— Start SUPPLIED INFORMATION —

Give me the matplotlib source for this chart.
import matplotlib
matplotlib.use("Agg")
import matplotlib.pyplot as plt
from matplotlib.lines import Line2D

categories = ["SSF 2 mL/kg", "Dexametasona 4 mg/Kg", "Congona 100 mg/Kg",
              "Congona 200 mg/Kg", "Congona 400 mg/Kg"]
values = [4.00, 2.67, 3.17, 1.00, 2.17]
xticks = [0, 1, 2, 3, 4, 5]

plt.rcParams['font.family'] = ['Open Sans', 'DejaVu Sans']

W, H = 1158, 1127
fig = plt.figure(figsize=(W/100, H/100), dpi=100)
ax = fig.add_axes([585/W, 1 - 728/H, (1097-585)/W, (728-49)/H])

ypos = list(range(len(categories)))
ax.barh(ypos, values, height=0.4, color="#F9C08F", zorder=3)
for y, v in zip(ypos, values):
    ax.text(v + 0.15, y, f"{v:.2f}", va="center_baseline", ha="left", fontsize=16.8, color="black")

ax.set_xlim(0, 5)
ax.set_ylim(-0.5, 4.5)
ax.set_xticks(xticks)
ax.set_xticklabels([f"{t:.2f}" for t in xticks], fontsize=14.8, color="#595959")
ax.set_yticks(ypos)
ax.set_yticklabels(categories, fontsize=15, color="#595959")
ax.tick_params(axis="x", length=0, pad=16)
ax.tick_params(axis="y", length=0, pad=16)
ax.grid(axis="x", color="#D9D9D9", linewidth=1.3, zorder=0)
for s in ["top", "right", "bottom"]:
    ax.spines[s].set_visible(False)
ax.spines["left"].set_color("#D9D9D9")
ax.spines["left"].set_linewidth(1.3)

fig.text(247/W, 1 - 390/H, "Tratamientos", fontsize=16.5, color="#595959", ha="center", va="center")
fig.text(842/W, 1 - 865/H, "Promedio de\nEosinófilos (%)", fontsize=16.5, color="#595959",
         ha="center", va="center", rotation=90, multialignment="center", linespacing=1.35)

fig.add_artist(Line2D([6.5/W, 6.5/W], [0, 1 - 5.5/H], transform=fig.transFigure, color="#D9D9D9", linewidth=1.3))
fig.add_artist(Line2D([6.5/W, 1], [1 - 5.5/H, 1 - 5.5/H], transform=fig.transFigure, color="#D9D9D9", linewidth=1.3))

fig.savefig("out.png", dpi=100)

— End SUPPLIED INFORMATION —

■ WORK INSTRUCTIONS
Extract the listing in its entirety, matching it exactly.

■ CORRECT RESULT
Give me the matplotlib source for this chart.
import matplotlib
matplotlib.use("Agg")
import matplotlib.pyplot as plt
from matplotlib.lines import Line2D

categories = ["SSF 2 mL/kg", "Dexametasona 4 mg/Kg", "Congona 100 mg/Kg",
              "Congona 200 mg/Kg", "Congona 400 mg/Kg"]
values = [4.00, 2.67, 3.17, 1.00, 2.17]
xticks = [0, 1, 2, 3, 4, 5]

plt.rcParams['font.family'] = ['Open Sans', 'DejaVu Sans']

W, H = 1158, 1127
fig = plt.figure(figsize=(W/100, H/100), dpi=100)
ax = fig.add_axes([585/W, 1 - 728/H, (1097-585)/W, (728-49)/H])

ypos = list(range(len(categories)))
ax.barh(ypos, values, height=0.4, color="#F9C08F", zorder=3)
for y, v in zip(ypos, values):
    ax.text(v + 0.15, y, f"{v:.2f}", va="center_baseline", ha="left", fontsize=16.8, color="black")

ax.set_xlim(0, 5)
ax.set_ylim(-0.5, 4.5)
ax.set_xticks(xticks)
ax.set_xticklabels([f"{t:.2f}" for t in xticks], fontsize=14.8, color="#595959")
ax.set_yticks(ypos)
ax.set_yticklabels(categories, fontsize=15, color="#595959")
ax.tick_params(axis="x", length=0, pad=16)
ax.tick_params(axis="y", length=0, pad=16)
ax.grid(axis="x", color="#D9D9D9", linewidth=1.3, zorder=0)
for s in ["top", "right", "bottom"]:
    ax.spines[s].set_visible(False)
ax.spines["left"].set_color("#D9D9D9")
ax.spines["left"].set_linewidth(1.3)

fig.text(247/W, 1 - 390/H, "Tratamientos", fontsize=16.5, color="#595959", ha="center", va="center")
fig.text(842/W, 1 - 865/H, "Promedio de\nEosinófilos (%)", fontsize=16.5, color="#595959",
         ha="center", va="center", rotation=90, multialignment="center", linespacing=1.35)

fig.add_artist(Line2D([6.5/W, 6.5/W], [0, 1 - 5.5/H], transform=fig.transFigure, color="#D9D9D9", linewidth=1.3))
fig.add_artist(Line2D([6.5/W, 1], [1 - 5.5/H, 1 - 5.5/H], transform=fig.transFigure, color="#D9D9D9", linewidth=1.3))

fig.savefig("out.png", dpi=100)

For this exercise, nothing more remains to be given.